When a team of brilliant scientists didn't need to worry about terminology, perception, or language but could instead communicate their whole concepts with complete supporting contexts.

Imagine what raiding would be like if the leader could effortlessly convey the entire strategy complete with visuals and nuances of game-play that don't truly convert to words. It would be... Utopian, assuming that we were able to control who could or could not communicate to us directly.

This post didn't really go where I thought it would, which is funny since a post on communication struggled to communicate it's real point. I'd try to adjust but I feel like this post proves my point better than insightful commentary might.

Thursday, January 12, 2012

Tempted to get back on the wagon

I admit I miss playing an MMO, and Star Wars: The Old Republic is looking really solid. I've seen a few posts by Anna over at Too Many Annas talking about developing her characters both on WoW and SWTOR and I admit that I'd definitely love RPing in a Star Wars setting, playing a Republic Trooper with a good heart but a tendency to get caught up in things way out of his depth.

This isn't really helping, sadly the reasons I have not yet picked it up are not plentiful but compelling:
Time - I just don't have the time to commit to an MMO these days.
Money - Without the time to commit I can't justify another $15/month, when I have a ton of games I don't have to pay monthly for to play.

Admittedly I've been hurting for a good RP fix, the Tabletop games I'm in these days are infrequent and often too short, and with no MMO to occupy my time I just don't get the opportunities I used to. Somewhere I need more time to do all the things I enjoy and I need to find away to make that time.

Sunday, January 8, 2012

Bah Money

Never too late in life to realize that you don't know crap about handling money. I'm looking at the next few months and I sincerely fear that I can't do it. Right now things are okay but a major source of income will be gone and I'm not sure the expenses associated with that income source are going to balance out the loss.

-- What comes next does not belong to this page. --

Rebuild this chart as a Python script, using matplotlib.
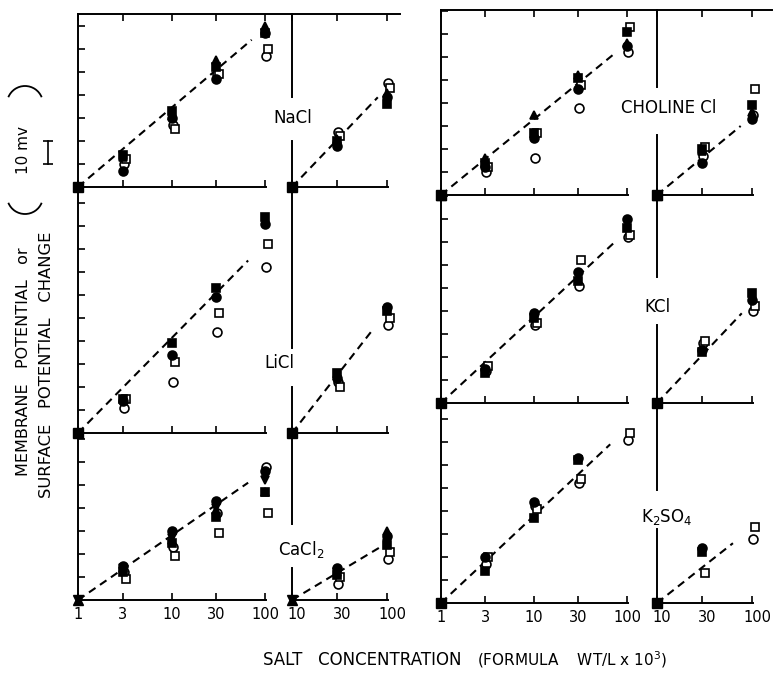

Gotta tighten the belt I guess, cut unnecessary costs and possibly give up somethings I enjoy. Mostly take-out, dunkin donuts, and trips to the post-karate diner (well ordering food from there anyways). At least on the gaming front I'm pretty filled to capacity so entertainment should be in abundance.

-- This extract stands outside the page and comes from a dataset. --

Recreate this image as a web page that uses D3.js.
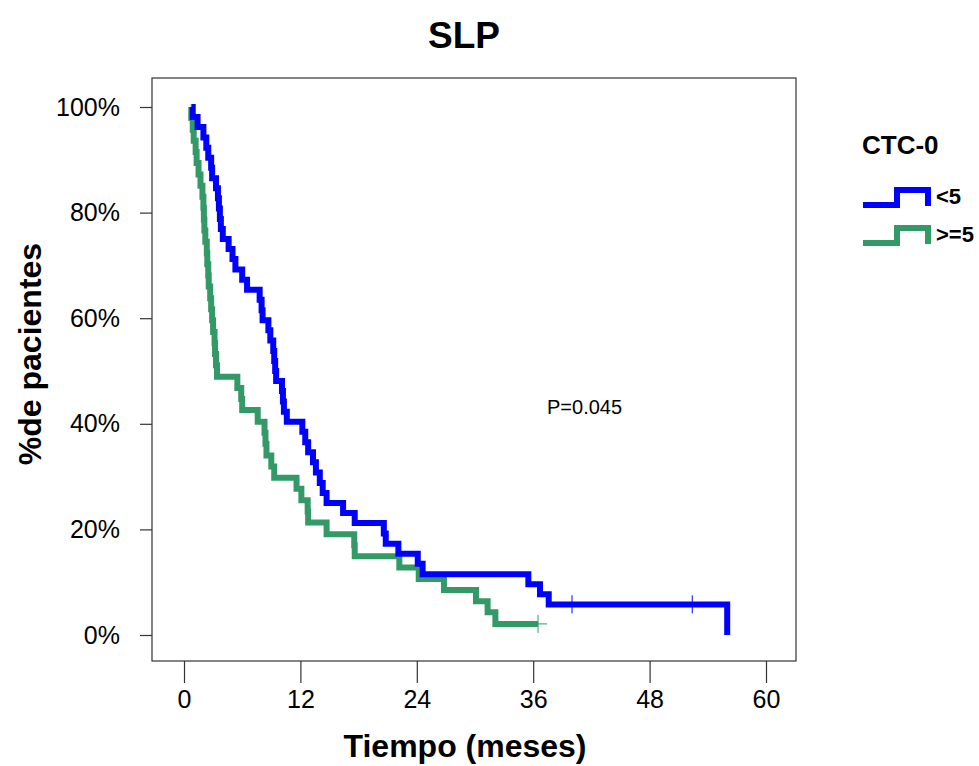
<!DOCTYPE html>
<html>
<head>
<meta charset="utf-8">
<script src="https://cdn.jsdelivr.net/npm/d3@7"></script>
<style>
  html, body { margin: 0; padding: 0; background: #fff; }
  svg { display: block; font-family: "Liberation Sans", Arial, sans-serif; }
</style>
</head>
<body>
<svg id="chart" width="979" height="766"></svg>
<script>
// ---- Data ----
const title = "SLP";
const xLabel = "Tiempo (meses)";
const yLabel = "%de pacientes";
const legendTitle = "CTC-0";
const groupNames = ["<5", ">=5"];
const groupColors = ["#0000ff", "#339966"];
const xTicks = [0, 12, 24, 36, 48, 60];
const yTicks = [0, 20, 40, 60, 80, 100];
const pText = "P=0.045";

// Group <5 : event times (months) and survival (%) after each step
const blueTimes = [0.8, 0.9, 1.4, 2.0, 2.3, 2.5, 2.8, 2.9, 3.3, 3.5, 3.6, 3.7, 3.8, 4.0, 4.6, 5.0, 5.3, 6.0, 6.5, 7.8, 8.0, 8.1, 8.7, 8.9, 9.2, 9.3, 9.4, 9.5, 10.1, 10.2, 10.3, 10.6, 12.2, 12.5, 12.8, 13.3, 13.6, 14.0, 14.3, 14.7, 16.4, 17.6, 20.6, 20.8, 22.1, 24.1, 24.6, 35.5, 36.7, 37.6, 56.0];
const blueSurv  = [100, 98.1, 96.2, 94.2, 92.3, 90.4, 88.5, 86.5, 84.6, 82.7, 80.8, 78.8, 76.9, 75.0, 73.1, 71.2, 69.2, 67.3, 65.4, 63.5, 61.5, 59.6, 57.7, 55.8, 53.8, 51.9, 50.0, 48.1, 46.2, 44.2, 42.3, 40.4, 38.5, 36.5, 34.6, 32.7, 30.8, 28.8, 26.9, 25.0, 23.1, 21.2, 19.2, 17.3, 15.4, 13.5, 11.5, 9.6, 7.7, 5.8, 0];
const blueCensorTimes = [40.0, 52.4];
const blueCensorSurv  = [5.8, 5.8];

// Group >=5
const greenTimes = [0.7, 0.75, 0.9, 1.0, 1.2, 1.3, 1.5, 1.7, 1.9, 2.0, 2.05, 2.1, 2.2, 2.35, 2.4, 2.5, 2.55, 2.7, 2.8, 2.9, 3.0, 3.15, 3.2, 3.3, 3.4, 5.5, 5.9, 6.0, 7.6, 8.3, 8.4, 8.5, 9.0, 9.3, 11.6, 12.1, 12.75, 12.8, 14.7, 17.55, 17.6, 22.2, 24.2, 26.8, 30.1, 31.3, 32.1];
const greenSurv  = [100, 97.9, 95.7, 93.6, 91.5, 89.4, 87.2, 85.1, 83.0, 80.9, 78.7, 76.6, 74.5, 72.3, 70.2, 68.1, 66.0, 63.8, 61.7, 59.6, 57.4, 55.3, 53.2, 51.1, 48.9, 46.8, 44.7, 42.6, 40.4, 38.3, 36.2, 34.0, 31.9, 29.8, 27.7, 25.5, 23.4, 21.3, 19.1, 17.0, 14.9, 12.8, 10.6, 8.5, 6.4, 4.3, 2.1];
const greenCensorTimes = [36.5];
const greenCensorSurv  = [2.1];

// ---- Layout ----
const svg = d3.select("#chart");
const frame = {left: 152, right: 796, top: 78, bottom: 661};
const x = d3.scaleLinear().domain([0, 60]).range([184, 766]);
const y = d3.scaleLinear().domain([0, 100]).range([635, 107]);
const FONT = "Liberation Sans, Arial, sans-serif";

// frame
svg.append("rect")
  .attr("x", frame.left).attr("y", frame.top)
  .attr("width", frame.right - frame.left).attr("height", frame.bottom - frame.top)
  .attr("fill", "none").attr("stroke", "#333").attr("stroke-width", 1.2);

// x axis
const xAxis = d3.axisBottom(x).tickValues(xTicks).tickSize(22).tickPadding(7).tickFormat(d3.format("d"));
const gx = svg.append("g").attr("transform", `translate(0,${frame.bottom})`).call(xAxis);
gx.select(".domain").remove();
gx.selectAll("line").attr("stroke", "#333").attr("stroke-width", 1.2);
gx.selectAll("text").attr("font-size", 25).attr("fill", "#000").attr("font-family", FONT);

// y axis
const yAxis = d3.axisLeft(y).tickValues(yTicks).tickSize(12).tickPadding(20).tickFormat(d => d + "%");
const gy = svg.append("g").attr("transform", `translate(${frame.left},0)`).call(yAxis);
gy.select(".domain").remove();
gy.selectAll("line").attr("stroke", "#333").attr("stroke-width", 1.2);
gy.selectAll("text").attr("font-size", 25).attr("fill", "#000").attr("font-family", FONT);

// titles
svg.append("text").attr("x", 464).attr("y", 48).attr("text-anchor", "middle")
  .attr("font-size", 37).attr("font-weight", "bold").text(title);
svg.append("text").attr("x", 465).attr("y", 757).attr("text-anchor", "middle")
  .attr("font-size", 32).attr("font-weight", "bold").text(xLabel);
svg.append("text").attr("transform", "translate(41,354) rotate(-90)").attr("text-anchor", "middle")
  .attr("font-size", 32).attr("font-weight", "bold").text(yLabel);

// p value
svg.append("text").attr("x", 547).attr("y", 414).attr("font-size", 20).text(pText);

// curves
function stepPath(times, surv, endTime) {
  const pts = [];
  for (let i = 0; i < times.length; i++) {
    if (i > 0) pts.push([times[i], surv[i - 1]]);
    pts.push([times[i], surv[i]]);
  }
  if (endTime !== undefined && endTime > times[times.length - 1]) {
    pts.push([endTime, surv[surv.length - 1]]);
  }
  return d3.line().x(d => x(d[0])).y(d => y(d[1]))(pts);
}

const groups = [
  {times: blueTimes, surv: blueSurv, ct: blueCensorTimes, cs: blueCensorSurv, color: groupColors[0], end: undefined},
  {times: greenTimes, surv: greenSurv, ct: greenCensorTimes, cs: greenCensorSurv, color: groupColors[1], end: greenCensorTimes[greenCensorTimes.length - 1]}
];

[groups[1], groups[0]].forEach(g => {
  svg.append("path").attr("d", stepPath(g.times, g.surv, g.end))
    .attr("fill", "none").attr("stroke", g.color).attr("stroke-width", 6)
    .attr("stroke-linejoin", "miter").attr("stroke-linecap", "butt");
  const cg = svg.append("g");
  g.ct.forEach((t, i) => {
    cg.append("line").attr("x1", x(t)).attr("x2", x(t))
      .attr("y1", y(g.cs[i]) - 9).attr("y2", y(g.cs[i]) + 9)
      .attr("stroke", g.color).attr("stroke-width", 1);
    cg.append("line").attr("x1", x(t) - 9).attr("x2", x(t) + 9)
      .attr("y1", y(g.cs[i])).attr("y2", y(g.cs[i]))
      .attr("stroke", g.color).attr("stroke-width", 1);
  });
});

// legend
const lg = svg.append("g");
lg.append("text").attr("x", 862).attr("y", 154).attr("font-size", 26).attr("font-weight", "bold").text(legendTitle);
groupNames.forEach((name, i) => {
  const y0 = 205 + i * 38;
  const pts = [[863, y0], [897, y0], [897, y0 - 15], [928, y0 - 15], [928, y0 + 1]];
  lg.append("path").attr("d", d3.line()(pts)).attr("fill", "none")
    .attr("stroke", groupColors[i]).attr("stroke-width", 6).attr("stroke-linejoin", "miter");
  lg.append("text").attr("x", 936).attr("y", y0 - 1).attr("font-size", 22).attr("font-weight", "bold").text(name);
});
</script>
</body>
</html>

Ugh, I've never been good at this, and seems like I'm getting worse at it not better. Guess the key is to not get complacent, just because I might do well this month doesn't mean that I'm all set....

I thought this post was going somewhere, but it's wandered around and never really hit on a point.

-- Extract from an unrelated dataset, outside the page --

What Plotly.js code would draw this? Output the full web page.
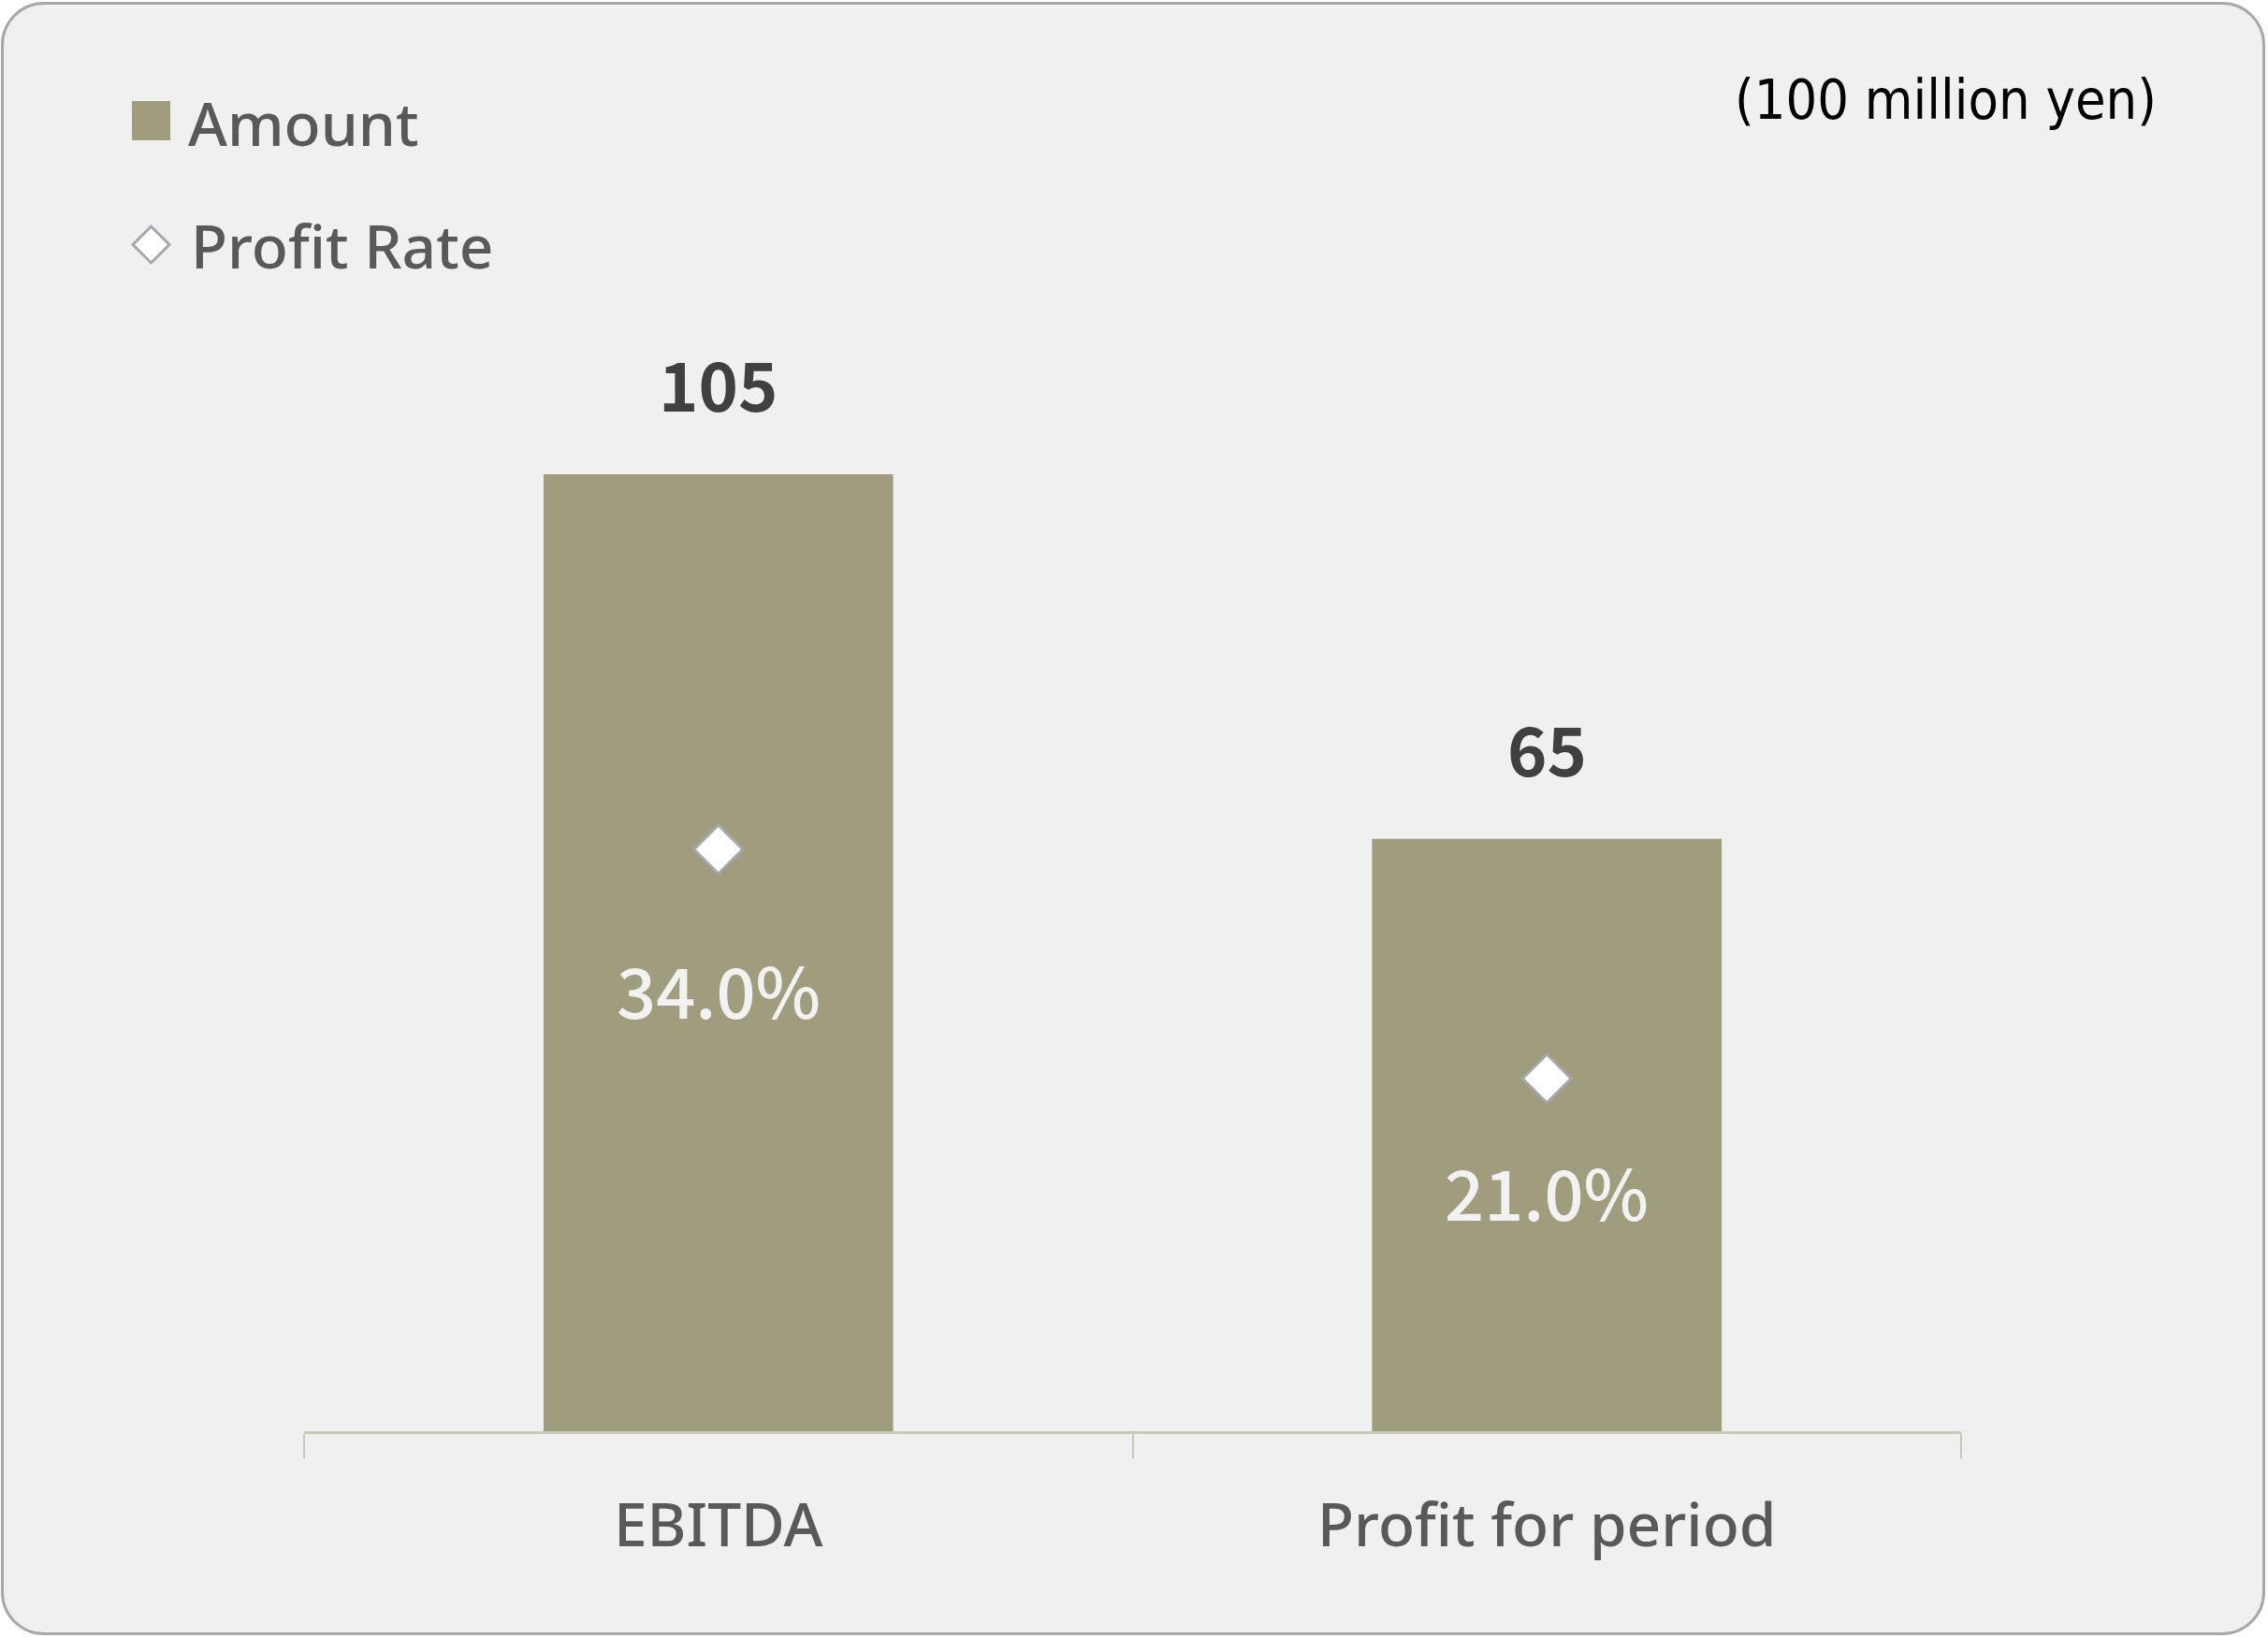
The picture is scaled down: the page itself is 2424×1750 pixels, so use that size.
<!DOCTYPE html>
<html>
<head>
<meta charset="utf-8">
<script src="https://cdn.plot.ly/plotly-3.0.1.min.js"></script>
<style>
  html, body { margin: 0; padding: 0; background: #ffffff; }
  #frame {
    position: absolute; left: 1px; top: 2px;
    width: 2420px; height: 1746px; box-sizing: border-box;
    border: 3px solid #a8a8a8; border-radius: 46px;
    background: #f0f0f0; overflow: hidden;
  }
  #chart { position: absolute; left: -4px; top: -5px; width: 2424px; height: 1750px; }
</style>
</head>
<body>
<div id="frame"><div id="chart"></div></div>
<script>
// Amounts in 100 million yen, profit rate in percent
const categories = ['EBITDA', 'Profit for period'];
const amounts = [105, 65];
const profitRates = [34.0, 21.0];

// vertical pixel offset of each rate label below its marker
const rateLabelShift = [-149, -119];

const W = 2424, H = 1750;
const margin = { l: 325, r: 328, t: 166, b: 220 };
const plotW = W - margin.l - margin.r;
const plotH = H - margin.t - margin.b;
// pixel -> paper helpers for the hand-drawn legend
const px = x => (x - margin.l) / plotW;
const py = y => (H - margin.b - y) / plotH;

const barColor = '#a09c7e';
const textGrey = '#595959';

const bars = {
  type: 'bar', x: categories, y: amounts, name: 'Amount',
  marker: { color: barColor }, showlegend: false, hoverinfo: 'skip'
};
const rates = {
  type: 'scatter', mode: 'markers', x: categories, y: profitRates, yaxis: 'y2',
  name: 'Profit Rate', showlegend: false, hoverinfo: 'skip',
  marker: { symbol: 'diamond', size: 40, color: '#ffffff', line: { color: '#a6a7ad', width: 3 } }
};

const annotations = [];
categories.forEach((c, i) => {
  annotations.push({
    x: c, y: amounts[i], xref: 'x', yref: 'y', text: String(amounts[i]),
    showarrow: false, yanchor: 'bottom', yshift: 44,
    font: { family: 'Noto Sans CJK JP', size: 72, color: '#404040', weight: 'bold' }
  });
  annotations.push({
    x: c, y: profitRates[i], xref: 'x', yref: 'y2', text: profitRates[i].toFixed(1) + '%',
    showarrow: false, yanchor: 'middle', yshift: rateLabelShift[i],
    font: { family: 'Noto Sans CJK JP', size: 74, color: '#f2f2f2', weight: 500 }
  });
});

// legend labels and unit note
annotations.push(
  { xref: 'paper', yref: 'paper', x: px(199), y: py(131), xanchor: 'left', yanchor: 'middle',
    text: 'Amount', showarrow: false, font: { family: 'Noto Sans', size: 64, color: textGrey, weight: 500 } },
  { xref: 'paper', yref: 'paper', x: px(202), y: py(262), xanchor: 'left', yanchor: 'middle',
    text: 'Profit Rate', showarrow: false, font: { family: 'Noto Sans', size: 64, color: textGrey, weight: 500 } },
  { xref: 'paper', yref: 'paper', x: px(2079), y: py(106), xanchor: 'center', yanchor: 'middle',
    text: '(100 million yen)', showarrow: false,
    font: { family: 'DejaVu Sans Condensed, DejaVu Sans', size: 59, color: '#000000' } }
);

const shapes = [
  { type: 'rect', xref: 'paper', yref: 'paper', x0: px(141), x1: px(182), y0: py(150), y1: py(108),
    fillcolor: barColor, line: { width: 0 } },
  { type: 'path', xref: 'paper', yref: 'paper',
    path: `M ${px(142)} ${py(261.5)} L ${px(161.5)} ${py(242)} L ${px(181)} ${py(261.5)} L ${px(161.5)} ${py(281)} Z`,
    fillcolor: '#ffffff', line: { color: '#a6a7ad', width: 3 } }
];

const layout = {
  width: W, height: H,
  margin: margin,
  paper_bgcolor: 'rgba(0,0,0,0)', plot_bgcolor: 'rgba(0,0,0,0)',
  bargap: 0.578,
  showlegend: false,
  xaxis: {
    type: 'category', range: [-0.5, 1.5],
    showline: true, linecolor: '#c9c9b8', linewidth: 3,
    ticks: 'outside', tickson: 'boundaries', ticklen: 26, tickwidth: 2, tickcolor: '#c9c9b8',
    showgrid: false, zeroline: false, ticklabelstandoff: 43,
    tickfont: { family: 'Noto Sans', size: 64, color: textGrey, weight: 500 }
  },
  yaxis: { range: [0, 140], visible: false, showgrid: false, zeroline: false },
  yaxis2: { range: [1.0, 73.36], overlaying: 'y', visible: false, showgrid: false, zeroline: false },
  annotations: annotations,
  shapes: shapes
};

Plotly.newPlot('chart', [bars, rates], layout, { displayModeBar: false, staticPlot: true });
</script>
</body>
</html>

Here's a point: If you have money to spare, save it, or give it to me.

Friday, January 6, 2012

Blog Necromancy

I've been feeling the need to write lately, so I figured I have this blog that almost no one reads and it's as good a place as any to get some writing done. Little bit of blog necromancy.... does that me a blogomancer? Probably not, I think I'd reserve that sort of title for people who are fairly skilled bloggers. This is pretty much me just rambling because I want to take thoughts and put them into print.

Work's been rough, I've repeatedly been asked to do what conventional wisdom around the office believes cannot be done. Multiple times, that is multiple separate endeavors all of which were believed to be not doable. So far, I'm batting a solid average more out of determination than any great amount of skill. This is the truth about most truly challenging programming projects, and perhaps any project, you will inevitably encounter something that goes beyond your expertise, and possibly even the expertise of your colleagues. This will call upon a different skill, the ability to pull it all together. I've been routinely working with several of the office experts, none of which have attempted something of this complexity, but have done similar projects in the past.

At this stage my role as a coder is secondary to actually solving this challenge. My job is to ask the right questions, challenge the right answers, and piece together what the actual solution is to my problem. So far its been arduous and it hasn't really hit that downhill part where I cruise to the finish. Almost there though, just hope its in time.